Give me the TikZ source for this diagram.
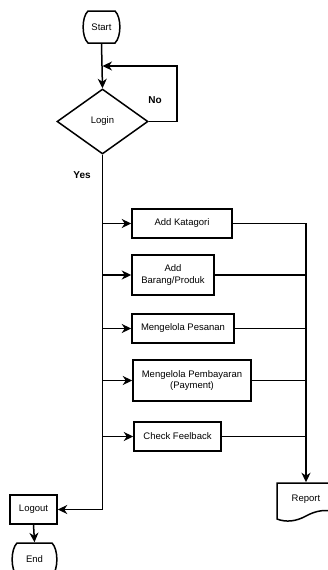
\documentclass[tikz,border=0pt]{standalone}
\usepackage{fontspec}
\setmainfont{Liberation Sans}
\usetikzlibrary{arrows.meta,shapes.geometric,calc}
\begin{document}
\begin{tikzpicture}[x=1pt,y=-1pt,line width=1.5pt,
  txt/.style={font=\fontsize{9.5}{11.5}\selectfont,align=center,inner sep=0pt},
  box/.style={txt,draw,rectangle},
  lbl/.style={font=\bfseries\fontsize{10}{12}\selectfont,inner sep=0pt},
  arr/.style={-{Stealth[length=9.5pt,width=9pt,inset=3pt]}}]
\useasboundingbox (0,0) rectangle (327,570);
% terminators
\node[txt,minimum width=27pt,minimum height=32pt] (start) at (101.5,27) {Start};
\draw[shift={(start.center)}] (-13.5,-16) -- (13.5,-16) .. controls (20,-10) and (20,10) .. (13.5,16) -- (-13.5,16) .. controls (-20,10) and (-20,-10) .. (-13.5,-16) -- cycle;
\node[txt,draw,diamond,minimum width=91pt,minimum height=65pt] (login) at (102.5,121.5) {Login};
\coordinate (loopin) at (102.5,66);
\draw[arr] (start.south) -- (login.north);
\draw[arr] (login.east) -- (177,121.5) -- (177,66) -- (loopin);
\node[lbl] (no) at (155,100) {No};
\node[lbl] (yes) at (82,175) {Yes};
% process boxes
\node[box,minimum width=100pt,minimum height=29pt] (k1) at (182,223.5) {Add Katagori};
\node[box,minimum width=82pt,minimum height=40pt] (k2) at (173,275) {Add\\Barang/Produk};
\node[box,minimum width=102pt,minimum height=29pt] (k3) at (183,328.5) {Mengelola Pesanan};
\node[box,minimum width=118pt,minimum height=41pt] (k4) at (192,380.5) {Mengelola Pembayaran\\(Payment)};
\node[box,minimum width=87pt,minimum height=29pt] (k5) at (177.5,436.5) {Check Feelback};
\node[box,minimum width=47pt,minimum height=29pt] (logout) at (33.5,509.5) {Logout};
% report (document shape)
\node[txt,minimum width=58pt,minimum height=33pt] (report) at (306,499.5) {Report};
\draw[shift={(report.center)}] (-29,19.5) -- (-29,-16.5) -- (29,-16.5) -- (29,12.5)
  .. controls (20,9.5) and (10,11) .. (0,16.5) .. controls (-10,22) and (-20,23) .. (-29,19.5) -- cycle;
% end
\node[txt,minimum width=35pt,minimum height=33pt] (end) at (34.5,559.5) {End};
\draw[shift={(end.center)}] (-17.5,-16.5) -- (17.5,-16.5) .. controls (24,-10) and (24,10) .. (17.5,16.5) -- (-17.5,16.5) .. controls (-24,10) and (-24,-10) .. (-17.5,-16.5) -- cycle;
% main line
\coordinate (j) at (102.5,509.5);
\draw[arr] (login.south) -- (j) -- (logout.east);
\foreach \k in {k1,k2,k3,k4,k5}{
  \draw[arr] (login.south |- \k.west) -- (\k.west);
}
% collector to report
\draw[arr] (k1.east) -- (k1.east -| report.north) -- (report.north);
\foreach \k in {k2,k3,k4,k5}{
  \draw (\k.east) -- (\k.east -| report.north);
}
\draw[arr] (logout.south) -- (end.north);
\end{tikzpicture}
\end{document}
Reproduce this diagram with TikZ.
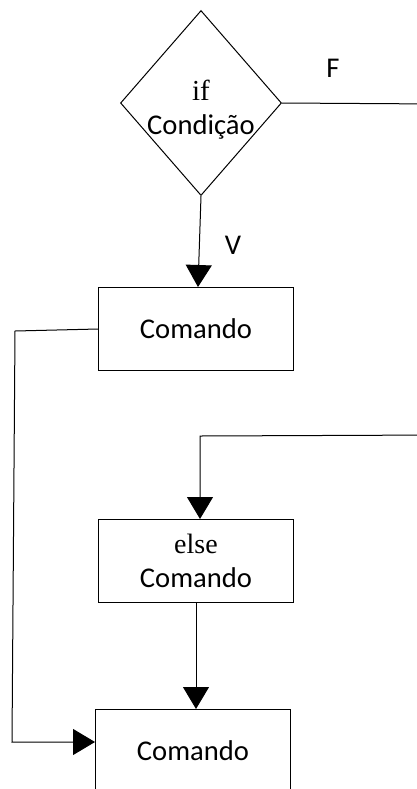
_ _ _ _ _ _ _
What is expected: Look through the entries and find each line that has the string "this". Copy those lines.

Task output:
Give me the TikZ source for this diagram.
Reproduce this diagram with TikZ.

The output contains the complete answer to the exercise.